Trust G Sampath to come up with an eclectic and engrossing anthology. Almost all the stories are of a very high quality of prose and the spaces they explore cover varying shades of emotions. The only story that lets down this otherwise great collection is Meena Kandasamy's - it sticks out like a sore thumb and definitely belongs to a political collection rather than this one.
These are humdrum stories – vignettes of daily life – and hardly erotic in content. There is one gem, however, a riotously hilarious account by Krishna Shastri Devulapalli.

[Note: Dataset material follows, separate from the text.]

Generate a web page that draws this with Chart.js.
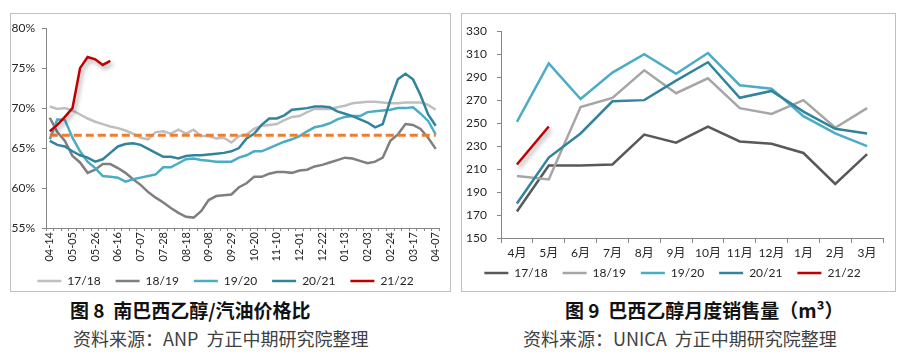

His uproarious style is like Stephen Leacock on LSD. I plan to read his other works viz., Ice Boys in Bell - Bottoms, How to Be a Literary Sensation: A Quick Guide to Exploiting Friends, Family and Facebook for Artistic Gain etc There are two stories of sexual repression leading to mental breakdown – one person turns out to be a closet paedophile and the other ends up in a psychotic state. Sad and morbid, and not at all titillating. The Indian male's obsession with maids – the long-suffering kaamwali – features in two stories There is a superfluous satirical piece on moral policing by the so called “right-wing” techies – essentially ridiculing Hindu gods. The left-leaning author’s antipathy towards Hinduism was uncalled for.